How many sinaloans ans nelsons do I need before I should think about raising my own mice?

Thanks,
SushiKing

Replies (1)

JDM May 20, 2003 01:57 PM

Pretty snake. As far as the raising your own rodents question....how many do you have? Where are you getting your mice currently? If you only have a handful of snakes and you are getting your mice from the petstore ($1.00 for pinks and up to $3 or more for adult mice) then I would say you should already start breeding your own mice. Or, you could buy a full years supply of frozen rodents (about .20 for pinks up to about .60 per adult if you buy in modest quantities ). I usually calculate about $25 per snake per year for frozen rodents. This should leave some extra. If you can breed your mice for cheaper than this then maybe you should breed your own. I tried raising mice and calculated that it was costing me the same to breed my own mice as it would have for me to have purchased them wholesale from a rodent breeder. There are both advantages and disadvantages to breeding your own mice.

Advantages:

1. You always have live mice (which come in handy when trying to get hatchling snakes to eat.)

2. You can more easily find the exact size mouse you are looking for.

3. I feel it is better excercise to feed live prey to your snakes.

Disadvantages:

1. They smell awful.

2. You could end up (on a small scale) spending just as much money to breed your own as you could spend buying them in quantity.

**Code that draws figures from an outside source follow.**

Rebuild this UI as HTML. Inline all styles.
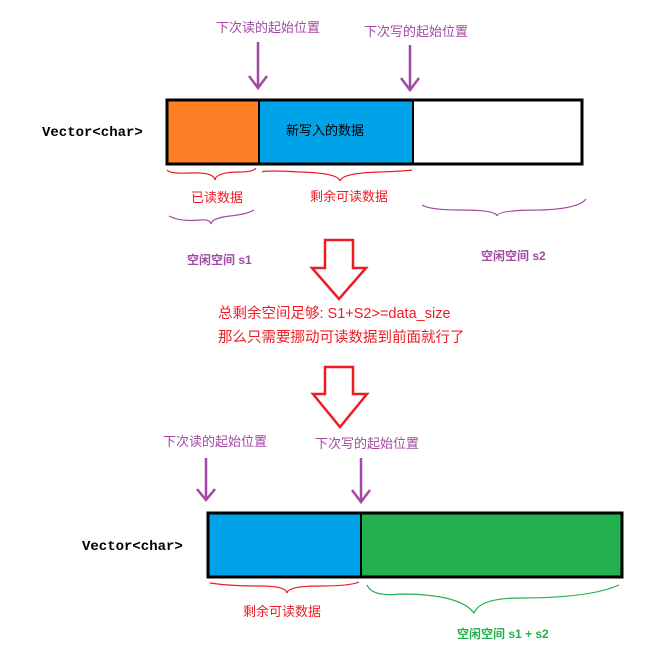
<!DOCTYPE html>
<html><head><meta charset="utf-8"><style>body{margin:0;background:#fff}svg{display:block}</style></head><body>
<svg width="645" height="651" viewBox="0 0 645 651" xmlns="http://www.w3.org/2000/svg" font-family="Liberation Sans, Noto Sans CJK SC, sans-serif">
<!-- top -->
<text x="216" y="32" font-size="13" fill="#a349a4">下次读的起始位置</text>
<text x="364" y="36" font-size="13" fill="#a349a4">下次写的起始位置</text>
<g stroke="#a349a4" stroke-width="2.5" fill="none">
<path d="M258 42V88M249 76L258 88L267 76"/>
<path d="M410 45V90M401 78L410 90L419 78"/>
</g>
<rect x="167" y="100" width="92" height="64" fill="#ff7f27"/>
<rect x="259" y="100" width="154" height="64" fill="#00a2e8"/>
<rect x="167" y="100" width="415" height="64" fill="none" stroke="#000" stroke-width="3"/>
<line x1="259" y1="100" x2="259" y2="164" stroke="#000" stroke-width="2"/>
<line x1="413" y1="100" x2="413" y2="164" stroke="#000" stroke-width="2"/>
<text x="286" y="135" font-size="13" fill="#000">新写入的数据</text>
<text x="42" y="136" font-size="14" font-weight="bold" font-family="Liberation Mono, monospace">Vector&lt;char&gt;</text>
<g fill="none" stroke-width="1.2">
<path d="M167 170Q170 174 190 173Q214 172 215 180Q216 172 240 172Q253 172 256 168" stroke="#ed1c24"/>
<path d="M262 172Q266 170 300 172Q338 173 340 181Q342 173 380 172Q405 171 412 170" stroke="#ed1c24"/>
<path d="M169 216Q180 222 200 220Q210 219 211 224Q212 218 230 216Q248 214 254 210" stroke="#a349a4"/>
<path d="M422 205Q430 210 460 210Q496 210 497 216Q498 210 540 210Q578 209 586 199" stroke="#a349a4"/>
</g>
<text x="191" y="202" font-size="13" fill="#ed1c24">已读数据</text>
<text x="310" y="201" font-size="13" fill="#ed1c24">剩余可读数据</text>
<text x="187" y="264" font-size="12" font-weight="bold" fill="#a349a4">空闲空间 s1</text>
<text x="481" y="260" font-size="12" font-weight="bold" fill="#a349a4">空闲空间 s2</text>
<!-- red arrows -->
<path d="M325 240H353V268H366L339 299L312 268H325Z" fill="#fff" stroke="#ed1c24" stroke-width="2.5"/>
<path d="M325 367H353V394H367L340 427L313 394H325Z" fill="#fff" stroke="#ed1c24" stroke-width="2.5"/>
<text x="218" y="318" font-size="14.5" fill="#ed1c24">总剩余空间足够: S1+S2&gt;=data_size</text>
<text x="218" y="342" font-size="14.5" fill="#ed1c24">那么只需要挪动可读数据到前面就行了</text>
<!-- bottom -->
<text x="163" y="446" font-size="13" fill="#a349a4">下次读的起始位置</text>
<text x="315" y="448" font-size="13" fill="#a349a4">下次写的起始位置</text>
<g stroke="#a349a4" stroke-width="2.5" fill="none">
<path d="M206 458V500M197 489L206 500L215 489"/>
<path d="M361 458V502M352 490L361 502L370 490"/>
</g>
<rect x="208" y="513" width="153" height="64" fill="#00a2e8"/>
<rect x="361" y="513" width="261" height="64" fill="#22b14c"/>
<rect x="208" y="513" width="414" height="64" fill="none" stroke="#000" stroke-width="3"/>
<line x1="361" y1="513" x2="361" y2="577" stroke="#000" stroke-width="2"/>
<text x="82" y="550" font-size="14" font-weight="bold" font-family="Liberation Mono, monospace">Vector&lt;char&gt;</text>
<g fill="none" stroke-width="1.2">
<path d="M210 583Q230 586 260 586Q286 586 287 593Q288 586 320 586Q350 586 359 582" stroke="#ed1c24"/>
<path d="M367 585Q372 597 400 594Q460 594 474 613Q480 598 520 598Q590 598 619 585" stroke="#22b14c"/>
</g>
<text x="243" y="616" font-size="13" fill="#ed1c24">剩余可读数据</text>
<text x="457" y="638" font-size="12" font-weight="bold" fill="#22b14c">空闲空间 s1 + s2</text>
</svg>
</body></html>
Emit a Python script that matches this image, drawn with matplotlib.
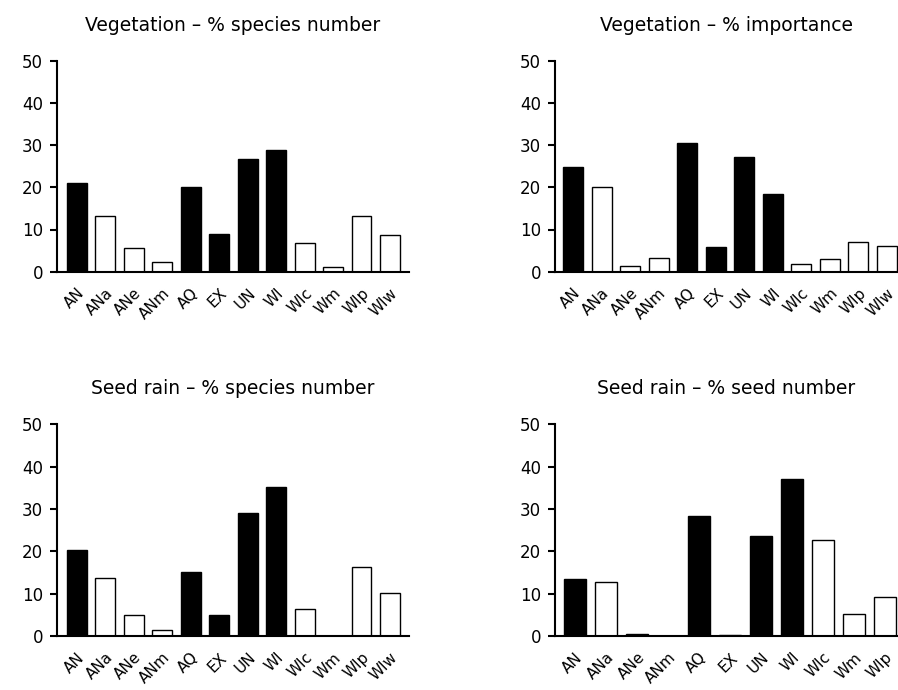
import numpy as np
import matplotlib.pyplot as plt

cats = ["AN", "ANa", "ANe", "ANm", "AQ", "EX", "UN", "WI", "WIc", "Wm", "WIp", "WIw"]
dark = ["AN", "AQ", "EX", "UN", "WI"]

veg_species = [21.1, 13.3, 5.5, 2.2, 20.1, 8.9, 26.7, 28.9, 6.7, 1.1, 13.3, 8.8]
veg_importance = [24.8, 20.1, 1.4, 3.3, 30.6, 5.8, 27.2, 18.3, 1.8, 3.0, 7.0, 6.0]
seed_species = [20.2, 13.8, 5.0, 1.3, 15.1, 5.0, 29.1, 35.3, 6.3, 0.0, 16.3, 10.2]
seed_number = [13.4, 12.8, 0.55, 0.0, 28.3, 0.2, 23.6, 37.0, 22.6, 5.2, 9.3]

titles = ["Vegetation \u2013 % species number", "Vegetation \u2013 % importance",
          "Seed rain \u2013 % species number", "Seed rain \u2013 % seed number"]
series = [veg_species, veg_importance, seed_species, seed_number]

W, H = 898, 690
fig = plt.figure(figsize=(W / 100, H / 100), dpi=100)
plt.rcParams['font.family'] = 'DejaVu Sans'

# axes boxes in pixels: left, top, right, bottom
boxes = [(57, 60.7, 409, 271.7), (555, 60.7, 898, 271.7),
         (57, 424.3, 409, 636), (555, 424.3, 898, 636)]
xlims = [(-0.7, 11.67), (-0.64, 11.39), (-0.7, 11.67), (-0.645, 10.42)]

for i in range(4):
    l, t, r, b = boxes[i]
    ax = fig.add_axes([l / W, 1 - b / H, (r - l) / W, (b - t) / H])
    vals = series[i]
    labs = cats[:len(vals)]
    x = np.arange(len(vals))
    colors = ["black" if c in dark else "white" for c in labs]
    ax.bar(x, vals, width=0.7, color=colors, edgecolor="black", linewidth=1.0, zorder=2)
    ax.set_xlim(*xlims[i])
    ax.set_ylim(0, 50)
    ax.set_yticks([0, 10, 20, 30, 40, 50])
    ax.set_xticks(x)
    ax.set_xticklabels(labs, rotation=45, ha="right", va="top", rotation_mode="anchor",
                       fontsize=11)
    ax.tick_params(axis="x", length=0, pad=10)
    ax.tick_params(axis="y", length=5, width=1.5, labelsize=12, pad=5)
    for s in ["top", "right"]:
        ax.spines[s].set_visible(False)
    for s in ["left", "bottom"]:
        ax.spines[s].set_linewidth(1.5)
    ax.text(0.5, 1 + 30 / (b - t), titles[i], transform=ax.transAxes, ha="center",
            va="baseline", fontsize=13.5)
    ax.patch.set_visible(False)

plt.savefig("out.png", dpi=100)
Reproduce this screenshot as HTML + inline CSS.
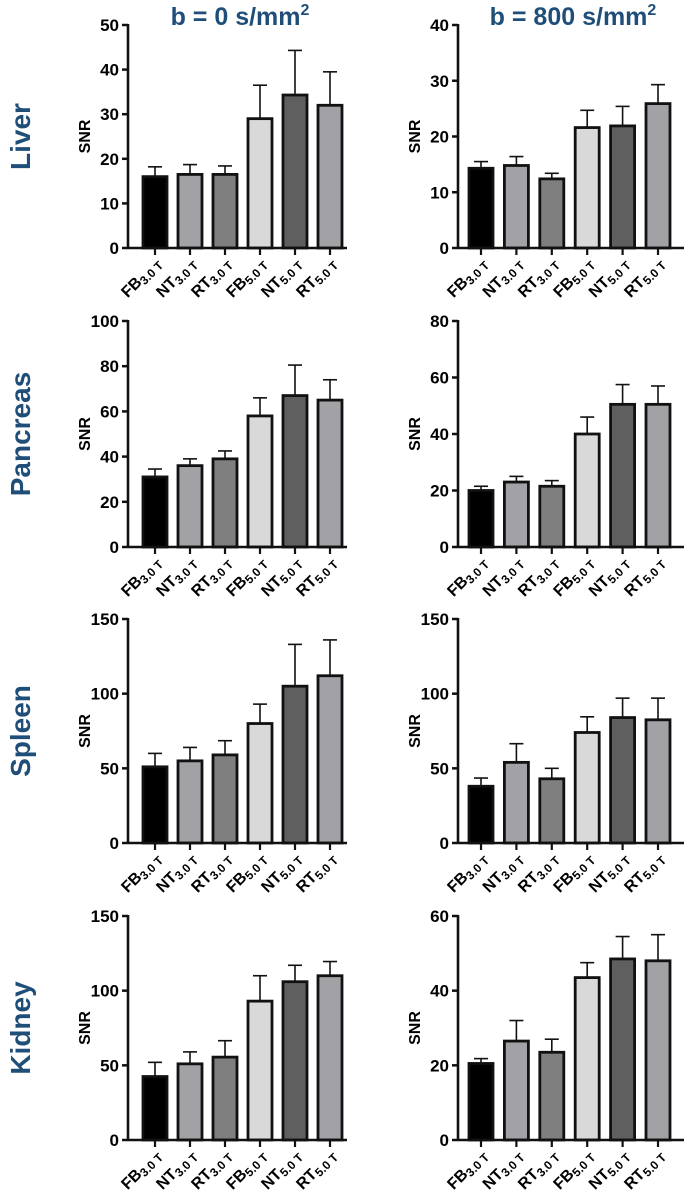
<!DOCTYPE html>
<html><head><meta charset="utf-8">
<style>
html,body{margin:0;padding:0;background:#fff;}
svg{display:block;font-family:"Liberation Sans",Arial,sans-serif;}
</style></head>
<body>
<svg id="chart" width="685" height="1202" viewBox="0 0 685 1202">
<text x="240" y="25" text-anchor="middle" font-size="25" font-weight="bold" fill="#1f4e79">b = 0 s/mm<tspan font-size="16" dy="-10">2</tspan></text>
<text x="573" y="25" text-anchor="middle" font-size="25" font-weight="bold" fill="#1f4e79">b = 800 s/mm<tspan font-size="16" dy="-10">2</tspan></text>
</svg>
<script>
const categories = ["FB","NT","RT","FB","NT","RT"];
const fields = ["3.0 T","3.0 T","3.0 T","5.0 T","5.0 T","5.0 T"];
const organs = ["Liver","Pancreas","Spleen","Kidney"];
const liverB0 = [16,16.5,16.5,29,34.3,32];
const liverB0Err = [18.2,18.7,18.4,36.5,44.3,39.5];
const liverB800 = [14.3,14.8,12.4,21.6,21.9,25.9];
const liverB800Err = [15.5,16.4,13.4,24.7,25.4,29.3];
const pancB0 = [31,36,39,58,67,65];
const pancB0Err = [34.5,39,42.5,66,80.5,74];
const pancB800 = [20,23,21.5,40,50.5,50.5];
const pancB800Err = [21.5,25,23.5,46,57.5,57];
const spleenB0 = [51,55,59,80,105,112];
const spleenB0Err = [60,64,68.5,93,133,136];
const spleenB800 = [38,54,43,74,84,82.5];
const spleenB800Err = [43.5,66.5,50,84.5,97,97];
const kidB0 = [42.5,51,55.5,93,106,110];
const kidB0Err = [52,59,66.5,110,117,119.5];
const kidB800 = [20.5,26.5,23.5,43.5,48.5,48];
const kidB800Err = [21.8,32,27,47.5,54.5,55];
const yTicksLiverB0 = [0,10,20,30,40,50];
const yTicksLiverB800 = [0,10,20,30,40];
const yTicksPancB0 = [0,20,40,60,80,100];
const yTicksPancB800 = [0,20,40,60,80];
const yTicksSpleen = [0,50,100,150];
const yTicksKidB0 = [0,50,100,150];
const yTicksKidB800 = [0,20,40,60];
const fills = ["#000000","#a2a2a6","#7f7f7f","#d9d9d9","#5f5f5f","#a2a2a6"];

const panels = [
 [liverB0,liverB0Err,yTicksLiverB0],[liverB800,liverB800Err,yTicksLiverB800],
 [pancB0,pancB0Err,yTicksPancB0],[pancB800,pancB800Err,yTicksPancB800],
 [spleenB0,spleenB0Err,yTicksSpleen],[spleenB800,spleenB800Err,yTicksSpleen],
 [kidB0,kidB0Err,yTicksKidB0],[kidB800,kidB800Err,yTicksKidB800]
];
const NS="http://www.w3.org/2000/svg";
const svg=document.getElementById('chart');
function mk(tag,attrs,parent){const e=document.createElementNS(NS,tag);for(const k in attrs)e.setAttribute(k,attrs[k]);(parent||svg).appendChild(e);return e;}
const rowTop=[25,321,619,916], rowZero=[248,547,843,1140];
const axisX=[128,458], firstBar=[155,481], step=[35,35.4], axisEnd=[347,684];

organs.forEach((o,r)=>{
  const t=mk('text',{x:0,y:0,'font-size':28,'font-weight':'bold',fill:'#1f4e79','text-anchor':'middle',transform:`translate(30,${(rowTop[r]+rowZero[r])/2}) rotate(-90)`});
  t.textContent=o;
  
  
});

panels.forEach((p,i)=>{
  const r=Math.floor(i/2), c=i%2;
  const [vals,errs,ticks]=p;
  const g=mk('g',{});
  
  
  const top=rowTop[r], zero=rowZero[r], ax=axisX[c];
  const ymax=ticks[ticks.length-1];
  const y=v=>zero-(v/ymax)*(zero-top);
  const x=k=>firstBar[c]+k*step[c];
  const yl=mk('text',{'font-size':16,'font-weight':'bold','text-anchor':'middle',transform:`translate(${ax-38},${(top+zero)/2}) rotate(-90)`},g);
  yl.textContent='SNR';
  
  
  ticks.forEach(tv=>{
    mk('line',{x1:ax-6,x2:ax,y1:y(tv),y2:y(tv),stroke:'#111','stroke-width':2.5},g);
    const tl=mk('text',{x:ax-9,y:y(tv)+6,'font-size':17,'font-weight':'bold','text-anchor':'end'},g);
    tl.textContent=tv;
    
    
  });
  vals.forEach((v,k)=>{
    const cx=x(k), w=24;
    const ey=y(errs[k]);
    mk('line',{x1:cx,x2:cx,y1:ey,y2:y(v),stroke:'#111','stroke-width':1.6},g);
    mk('line',{x1:cx-7,x2:cx+7,y1:ey,y2:ey,stroke:'#111','stroke-width':1.6},g);
    const b=mk('rect',{x:cx-w/2,y:y(v),width:w,height:zero-y(v),fill:fills[k],stroke:'#111','stroke-width':2.8},g);
    
    
    mk('line',{x1:cx,x2:cx,y1:zero,y2:zero+7,stroke:'#111','stroke-width':2.2},g);
    const xl=mk('text',{x:0,y:0,'font-size':16,'font-weight':'bold','text-anchor':'end',transform:`translate(${cx+7},${zero+16}) rotate(-45)`},g);
    xl.innerHTML=categories[k]+'<tspan font-size="12" dy="3">'+fields[k]+'</tspan>';
    
    
  });
  mk('line',{x1:ax,x2:ax,y1:top-1,y2:zero+1,stroke:'#111','stroke-width':2.6},g);
  mk('line',{x1:ax,x2:axisEnd[c],y1:zero,y2:zero,stroke:'#111','stroke-width':2.6},g);
});
</script>
</body></html>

3. You have more to take care of.

4. There is a greater chance of transmitting parasites from the live mice to the snakes (unless you kill and freeze your mice).

5. There is a chance that feeding live prey could injure your snake.

I would say that if you have lots of time on your hands and like working with mice, to go ahead and breed your own. Unless you are breeding them large scale, however, you are going to be better off financially by purchasing them in bulk from a rodent breeder.